» Goal of the exercise: Leave the pictures out and quote every line from the start of the listing to the line with "from matplotlib.lines import Line2D", inclusive.

» Raw data:

<<<<

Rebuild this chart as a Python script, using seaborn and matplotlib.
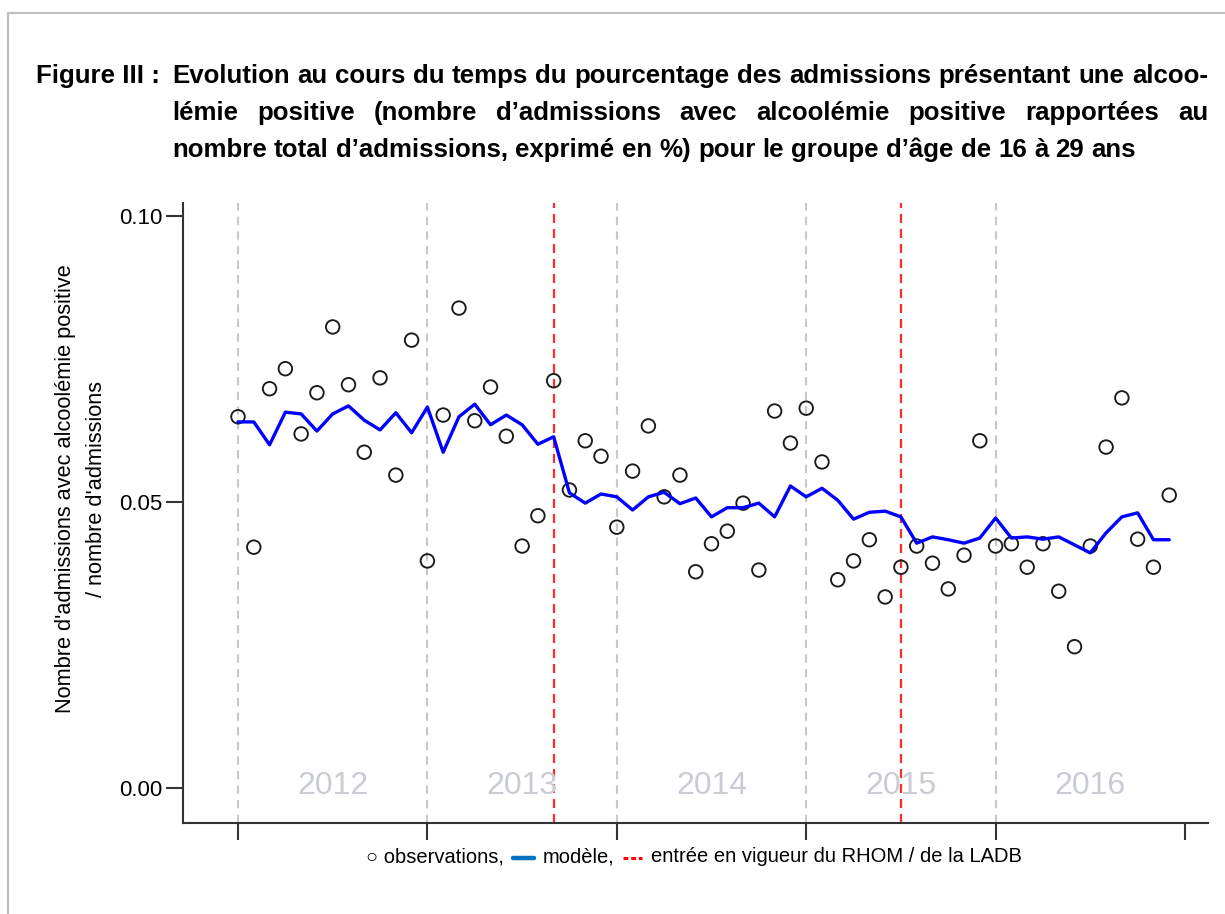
import numpy as np
import pandas as pd
import matplotlib
matplotlib.use("Agg")
import matplotlib.pyplot as plt
import seaborn as sns
from matplotlib.lines import Line2D

# ---------------- data ----------------
months = np.arange(60)  # Jan 2012 ... Dec 2016 (monthly)
observations = [0.0649, 0.0421, 0.0698, 0.0733, 0.0619, 0.0691, 0.0806, 0.0705, 0.0587, 0.0717,
                0.0547, 0.0783, 0.0397, 0.0652, 0.0839, 0.0642, 0.0701, 0.0615, 0.0423, 0.0476,
                0.0712, 0.0521, 0.0607, 0.0580, 0.0456, 0.0554, 0.0633, 0.0509, 0.0547, 0.0378,
                0.0427, 0.0449, 0.0498, 0.0381, 0.0659, 0.0603, 0.0664, 0.0570, 0.0364, 0.0397,
                0.0434, 0.0334, 0.0386, 0.0423, 0.0393, 0.0348, 0.0407, 0.0607, 0.0423, 0.0427,
                0.0386, 0.0427, 0.0344, 0.0247, 0.0423, 0.0596, 0.0682, 0.0435, 0.0386, 0.0512]
model = [0.0640, 0.0640, 0.0600, 0.0657, 0.0654, 0.0624, 0.0654, 0.0668, 0.0643, 0.0626,
         0.0656, 0.0621, 0.0666, 0.0587, 0.0649, 0.0671, 0.0635, 0.0652, 0.0635, 0.0601,
         0.0614, 0.0516, 0.0498, 0.0514, 0.0509, 0.0486, 0.0509, 0.0517, 0.0497, 0.0507,
         0.0474, 0.0490, 0.0490, 0.0498, 0.0474, 0.0528, 0.0509, 0.0524, 0.0503, 0.0470,
         0.0482, 0.0484, 0.0474, 0.0428, 0.0439, 0.0434, 0.0428, 0.0437, 0.0472, 0.0437,
         0.0439, 0.0435, 0.0439, 0.0425, 0.0411, 0.0446, 0.0474, 0.0481, 0.0434, 0.0434]
year_labels = ["2012", "2013", "2014", "2015", "2016"]
year_ticks = [2012, 2013, 2014, 2015, 2016, 2017]
y_ticks = [0.00, 0.05, 0.10]
y_tick_labels = ["0.00", "0.05", "0.10"]
law_dates = [2013 + 8 / 12, 2015 + 6 / 12]  # entrée en vigueur RHOM / LADB

title_prefix = "Figure III :"
title_lines = ["Evolution au cours du temps du pourcentage des admissions présentant une alcoo-",
               "lémie positive (nombre d’admissions avec alcoolémie positive rapportées au",
               "nombre total d’admissions, exprimé en %) pour le groupe d’âge de 16 à 29 ans"]
ylabel = "Nombre d'admissions avec alcoolémie positive\n/ nombre d'admissions"

df = pd.DataFrame({"time": 2012 + months / 12, "obs": observations, "model": model})

# ---------------- style ----------------
sns.set_theme(style="white")
plt.rcParams["font.family"] = ["Liberation Sans", "DejaVu Sans"]
plt.rcParams["lines.scale_dashes"] = False

W, H = 1225, 914
fig = plt.figure(figsize=(W / 100, H / 100), dpi=100)
fig.patch.set_facecolor("white")
renderer = fig.canvas.get_renderer()

ax = fig.add_axes([183 / W, 1 - 823 / H, (1208 - 183) / W, (823 - 203) / H])
ax.set_facecolor("white")

for yt in year_ticks[:-1]:
    ax.axvline(yt, color="#c8c8c8", lw=1.5, dashes=(6, 4.5), zorder=1)
for d in law_dates:
    ax.axvline(d, color="#ff2a2a", lw=1.6, dashes=(6.5, 4.3), zorder=1)
for yt, lab in zip(year_ticks[:-1], year_labels):
    ax.text(yt + 0.5, 0.0003, lab, ha="center", va="center", fontsize=23,
            color="#c9ccd2", zorder=1)

sns.scatterplot(data=df, x="time", y="obs", ax=ax, marker="o", s=95,
                facecolor="none", edgecolor="#1a1a1a", linewidth=1.35, zorder=3)
sns.lineplot(data=df, x="time", y="model", ax=ax, color="#0000ff", lw=2.4, zorder=4)

ax.set_xlim(2011.7096, 2017.1214)
ax.set_ylim(-0.00612, 0.10227)
ax.set_xticks(year_ticks)
ax.set_xticklabels([])
ax.set_yticks(y_ticks)
ax.set_yticklabels(y_tick_labels)
ax.set_xlabel("")
ax.set_ylabel("")
for s in ["top", "right"]:
    ax.spines[s].set_visible(False)
for s in ["left", "bottom"]:
    ax.spines[s].set_color("#333333")
    ax.spines[s].set_linewidth(1.5)
ax.tick_params(axis="both", which="major", bottom=True, left=True, direction="out",
               length=12, width=1.5, color="#333333",
               labelsize=16, labelcolor="black", pad=3)

# y label
fig.text(81 / W, 1 - 489 / H, ylabel, rotation=90, ha="center", va="center",
         multialignment="center", fontsize=15.7, linespacing=1.6, color="black")

# ---------------- helpers for text layout ----------------
def measure(s, **kw):
    t = fig.text(0, 0, s, **kw)
    w = t.get_window_extent(renderer=renderer).width
    t.remove()
    return w

def put(x, y, s, **kw):
    return fig.text(x / W, 1 - y / H, s, **kw)

# ---------------- title (justified) ----------------
tkw = dict(fontweight="bold", color="black")
words1 = title_lines[0].split()
ref_words = sum(measure(w, fontsize=10, **tkw) for w in words1)
ref_space = measure("a a", fontsize=10, **tkw) - measure("aa", fontsize=10, **tkw)
left_x, right_x = 172, 1208
ts = 10 * (right_x - left_x) / (ref_words + ref_space * (len(words1) - 1))
space = ref_space * ts / 10

put(36, 83, title_prefix, fontsize=ts, ha="left", va="baseline", **tkw)
baselines = [83, 120, 157]
for i, (line, yb) in enumerate(zip(title_lines, baselines)):
    words = line.split()
    widths = [measure(w, fontsize=ts, **tkw) for w in words]
    if i < 2:
        gap = (right_x - left_x - sum(widths)) / (len(words) - 1)
    else:
        gap = space
    x = left_x
    for w, wd in zip(words, widths):
        put(x, yb, w, fontsize=ts, ha="left", va="baseline", **tkw)
        x += wd + gap

# ---------------- legend line ----------------
lfs = 14.5
lkw = dict(fontsize=lfs, color="black")
p1 = "○ observations,"
p2 = "modèle,"
p3 = "entrée en vigueur du RHOM / de la LADB"
w1, w2, w3 = measure(p1, **lkw), measure(p2, **lkw), measure(p3, **lkw)
bar_w, dash_w, gap = 21, 19, 9
total = w1 + gap + bar_w + gap + w2 + gap + dash_w + gap + w3
x = 694 - total / 2
yl = 857
put(x, yl, p1, ha="left", va="center", **lkw)
x += w1 + gap
fig.add_artist(Line2D([x / W, (x + bar_w) / W], [1 - (yl + 1) / H] * 2,
                      color="#0070c0", lw=3.2, transform=fig.transFigure))
x += bar_w + gap
put(x, yl, p2, ha="left", va="center", **lkw)
x += w2 + gap
fig.add_artist(Line2D([x / W, (x + dash_w) / W], [1 - (yl + 1) / H] * 2,
                      color="#ff0000", lw=2.2, dashes=(3.5, 2),
                      transform=fig.transFigure))
x += dash_w + gap
put(x, yl, p3, ha="left", va="center", **lkw)

# ---------------- frame ----------------
fig.add_artist(Line2D([8 / W, 8 / W], [1 - 13 / H, 0], color="#c0c0c0", lw=1.6,
                      transform=fig.transFigure))
fig.add_artist(Line2D([8 / W, 1], [1 - 13 / H, 1 - 13 / H], color="#c0c0c0", lw=1.6,
                      transform=fig.transFigure))

fig.savefig("out.png", dpi=100, facecolor="white")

>>>>

» Result of this task:
Rebuild this chart as a Python script, using seaborn and matplotlib.
import numpy as np
import pandas as pd
import matplotlib
matplotlib.use("Agg")
import matplotlib.pyplot as plt
import seaborn as sns
from matplotlib.lines import Line2D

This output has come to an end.